On the Four Knights Problem

graph theory
chess
Author

Jun Yamamoto

Published

September 19, 2025

Thanks to Lovro Šubelj, I recently revisited the four knights problem for the first time in almost a decade.

The problem is as follows:

NoteProblem

You are given a section of a chessboard consisting of 10 squares. Two white knights and two black knights are placed on it. Your task is to swap the positions of the white and black knights using the fewest possible moves. Try to solve this within one minute.

Four knight problem

Figure 1: Chessboard and positions of the 4 knights. [Credit: Lovro Šubelj]

I was delighted to see this problem reappear as an introductory example in Lovro’s course on machine learning with graphs. It brought back memories, since this problem was one of the the first problems that drew me into graph theory a decade ago, back when I was still in high school. At the same time, I was surprised by how few students in our department knew about it. For me, the problem represents a prime example that demonstrates how graph (or network) representations can make certain problems far easier to approach than representations in Euclidean space. The lack of recognition (in our department) motivated me to write a blog post on the problem, in the hope of introducing more people to it.

The minimal solution of the problem is, to the best of my knowledge, 40 moves shown in Fig.2 as gif:

Four knight problem solution

Figure 2: The solution with 40 moves.

While the animated solution in Fig.2 looks quite intricate on the chessboard, it looks completely different when you represent the chessboard tiles as a graph with knight moves as edges.

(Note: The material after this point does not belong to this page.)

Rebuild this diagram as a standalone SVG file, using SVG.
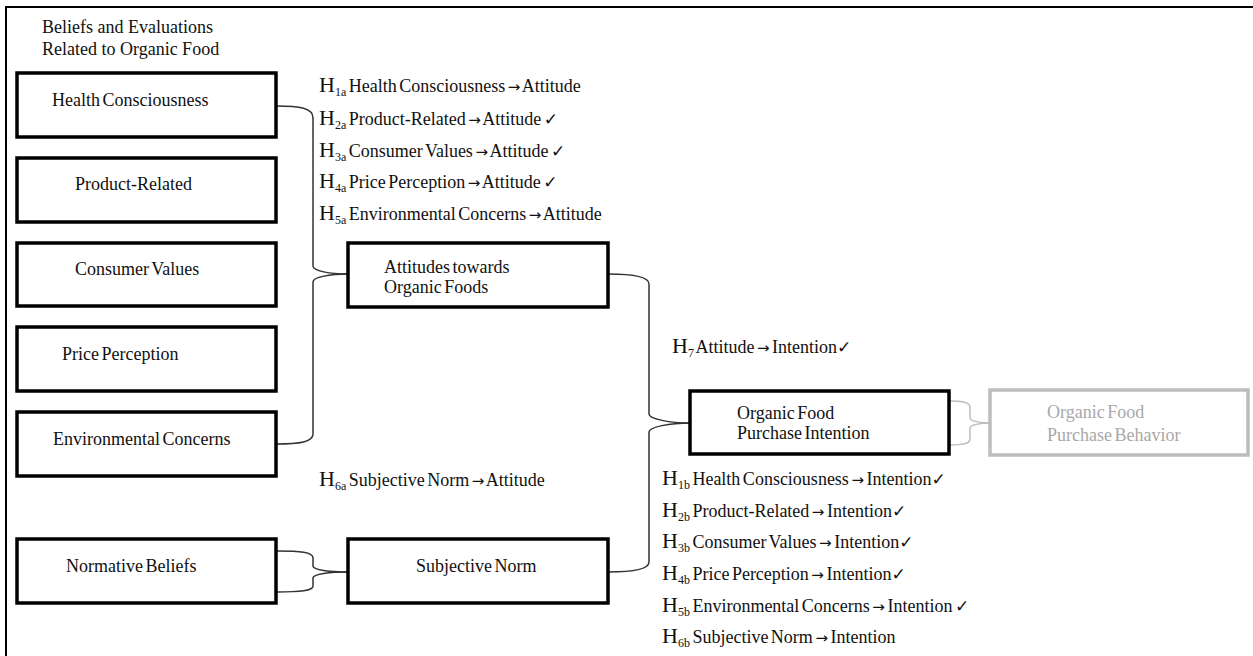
<svg xmlns="http://www.w3.org/2000/svg" width="1253" height="656" viewBox="0 0 1253 656" font-family="'Liberation Serif', 'Times New Roman', Times, 'DejaVu Serif', serif">
<style>
text{font-family:'Liberation Serif','Times New Roman',Times,'DejaVu Serif',serif;font-size:18px;fill:#111;word-spacing:-2px}
.title{word-spacing:0}
.box{fill:#fff;stroke:#000;stroke-width:3.5}
.gbox{fill:#fff;stroke:#bdbdbd;stroke-width:3.5}
.gt{fill:#a8a8a8}
.con{fill:none;stroke:#333;stroke-width:1.5}
.gcon{fill:none;stroke:#bdbdbd;stroke-width:1.5}
.H{font-size:22px}
.sub{font-size:12px}
.ar{font-family:'DejaVu Sans',sans-serif;font-size:15px}
.ck{font-family:'DejaVu Sans',sans-serif;font-size:17px}
</style>
<rect width="1253" height="656" fill="#fff"/>
<path d="M6,656 V7 H1253" fill="none" stroke="#000" stroke-width="2"/>
<text class="title" x="42" y="33">Beliefs and Evaluations</text>
<text class="title" x="42" y="55">Related to Organic Food</text>

<g id="connectors">
<path class="con" d="M276,106 C300,106 313,108 313,118 L313,266 C313,271 330,274 348,274"/>
<path class="con" d="M276,444 C300,444 313,442 313,434 L313,282 C313,277 330,274 348,274"/>
<path class="con" d="M608,274 C630,274 649,276 649,284 L649,414 C649,419 670,423 690,423"/>
<path class="con" d="M608,572 C630,572 649,570 649,562 L649,432 C649,427 670,423 690,423"/>
<path class="con" d="M277,551 C300,551 313,552 313,558 L313,566 C313,570 330,572 348,572"/>
<path class="con" d="M277,592 C300,592 313,591 313,586 L313,578 C313,574 330,572 348,572"/>
<path class="gcon" d="M950,401 C962,401 970,402 970,407 L970,418 C970,421 980,423 990,423"/>
<path class="gcon" d="M950,445 C962,445 970,444 970,439 L970,428 C970,425 980,423 990,423"/>
</g>

<g id="n-health"><rect class="box" x="17" y="73" width="259" height="64"/><text x="52" y="106">Health Consciousness</text></g>
<g id="n-product"><rect class="box" x="17" y="158" width="259" height="64"/><text x="75" y="190">Product-Related</text></g>
<g id="n-values"><rect class="box" x="17" y="243" width="259" height="63"/><text x="75" y="275">Consumer Values</text></g>
<g id="n-price"><rect class="box" x="17" y="327" width="259" height="64"/><text x="62" y="360">Price Perception</text></g>
<g id="n-env"><rect class="box" x="17" y="412" width="259" height="64"/><text x="53" y="445">Environmental Concerns</text></g>
<g id="n-normative"><rect class="box" x="17" y="539" width="259" height="64"/><text x="66" y="572">Normative Beliefs</text></g>
<g id="n-attitude"><rect class="box" x="348" y="243" width="260" height="64"/><text x="384" y="273">Attitudes towards</text><text x="384" y="293">Organic Foods</text></g>
<g id="n-subjective"><rect class="box" x="348" y="539" width="260" height="64"/><text x="416" y="572">Subjective Norm</text></g>
<g id="n-intention"><rect class="box" x="690" y="391" width="259" height="63"/><text x="737" y="419">Organic Food</text><text x="737" y="439">Purchase Intention</text></g>
<g id="n-behavior"><rect class="gbox" x="990" y="390" width="258" height="65"/><text class="gt" x="1047" y="418">Organic Food</text><text class="gt" x="1047" y="441">Purchase Behavior</text></g>

<g id="hypotheses">
<text x="319" y="92"><tspan class="H">H</tspan><tspan class="sub" dy="4">1a</tspan><tspan dy="-4"> Health Consciousness </tspan><tspan class="ar">→</tspan><tspan> Attitude</tspan></text>
<text x="319" y="125"><tspan class="H">H</tspan><tspan class="sub" dy="4">2a</tspan><tspan dy="-4"> Product-Related </tspan><tspan class="ar">→</tspan><tspan> Attitude </tspan><tspan class="ck">✓</tspan></text>
<text x="319" y="157"><tspan class="H">H</tspan><tspan class="sub" dy="4">3a</tspan><tspan dy="-4"> Consumer Values </tspan><tspan class="ar">→</tspan><tspan> Attitude </tspan><tspan class="ck">✓</tspan></text>
<text x="319" y="188"><tspan class="H">H</tspan><tspan class="sub" dy="4">4a</tspan><tspan dy="-4"> Price Perception </tspan><tspan class="ar">→</tspan><tspan> Attitude </tspan><tspan class="ck">✓</tspan></text>
<text x="319" y="220"><tspan class="H">H</tspan><tspan class="sub" dy="4">5a</tspan><tspan dy="-4"> Environmental Concerns </tspan><tspan class="ar">→</tspan><tspan> Attitude</tspan></text>
<text x="319" y="486"><tspan class="H">H</tspan><tspan class="sub" dy="4">6a</tspan><tspan dy="-4"> Subjective Norm </tspan><tspan class="ar">→</tspan><tspan> Attitude</tspan></text>
<text x="672" y="353"><tspan class="H">H</tspan><tspan class="sub" dy="4">7</tspan><tspan dy="-4"> Attitude </tspan><tspan class="ar">→</tspan><tspan> Intention</tspan><tspan class="ck">✓</tspan></text>
<text x="662" y="485"><tspan class="H">H</tspan><tspan class="sub" dy="4">1b</tspan><tspan dy="-4"> Health Consciousness </tspan><tspan class="ar">→</tspan><tspan> Intention</tspan><tspan class="ck">✓</tspan></text>
<text x="662" y="517"><tspan class="H">H</tspan><tspan class="sub" dy="4">2b</tspan><tspan dy="-4"> Product-Related </tspan><tspan class="ar">→</tspan><tspan> Intention</tspan><tspan class="ck">✓</tspan></text>
<text x="662" y="548"><tspan class="H">H</tspan><tspan class="sub" dy="4">3b</tspan><tspan dy="-4"> Consumer Values </tspan><tspan class="ar">→</tspan><tspan> Intention</tspan><tspan class="ck">✓</tspan></text>
<text x="662" y="580"><tspan class="H">H</tspan><tspan class="sub" dy="4">4b</tspan><tspan dy="-4"> Price  Perception </tspan><tspan class="ar">→</tspan><tspan> Intention</tspan><tspan class="ck">✓</tspan></text>
<text x="662" y="612"><tspan class="H">H</tspan><tspan class="sub" dy="4">5b</tspan><tspan dy="-4"> Environmental Concerns </tspan><tspan class="ar">→</tspan><tspan> Intention </tspan><tspan class="ck">✓</tspan></text>
<text x="662" y="643"><tspan class="H">H</tspan><tspan class="sub" dy="4">6b</tspan><tspan dy="-4"> Subjective Norm </tspan><tspan class="ar">→</tspan><tspan> Intention</tspan></text>
</g>
</svg>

Four knight problem graph representation

Figure 3: Graph representation of the chessboard.

To swap the positions of the black and white knights in the graph [Fig.3(b)], the strategy is clear:

  1. Move the three knights in the vertical branch to the left horizontal branch.
    • White knight on vertex 3 \rightarrow vertex 7 (4 steps)
    • Black knight on vertex 5 \rightarrow vertex 2 (4 steps)
    • Black knight on vertex 9 \rightarrow vertex 4 (4 steps)
  2. Move the white knight in the right branch (vertex 1) to the vertical branch.
    • White knight on vertex 1 \rightarrow vertex 9 (4 steps)
  3. Move the black knights in the left branch back to the vertical branch.
    • Black knight on vertex 4 \rightarrow vertex 5 (3 steps)
    • Black knight on vertex 2 \rightarrow vertex 3 (3 steps)
  4. Move the white knights in the left branch to the right branch.
    • White knight on vertex 7 \rightarrow vertex 1 (4 steps)
  5. Move the black knights in the vertical branch back to the left branch.
    • Black knight on vertex 3 \rightarrow vertex 2 (3 steps)
    • Black knight on vertex 5 \rightarrow vertex 4 (3 steps)
  6. Move the white knight in the right branch to the vertical branch.
    • White knight on vertex 1 \rightarrow vertex 5 (3 steps)
  7. Move the black knights in the left branch to the right and vertical branches.
    • Black knight on vertex 4 \rightarrow vertex 1 or 3 (2 steps)
    • Black knight on vertex 2 \rightarrow vertex 3 or 1 (3 steps)

The total number of steps adds up to 40 steps.

Four knight problem animation

Figure 4: Animation of the 40 moves in both the chessboard and the knight-move graph.

In Fig.4, what appeared to be complicated 40 moves on the chessboard is a series of short walks in a tree.

Why this matters

Many real-world complex systems are spatially irregular: (i) The degrees (or coordination numbers) of their components vary considerably. (ii) Medium- to long-range connections/correlations often play critical roles in shaping their structure and dynamics. The four knights problem possess these two typical aspects of complex systems: not every square has the same degree, and knights moves to third (non-vertical/horizontal) neighbors rather than adjacent ones. Such dynamics are not intuitive in Euclidean space, but once projected onto a graph, their underlying simplicity often emerges.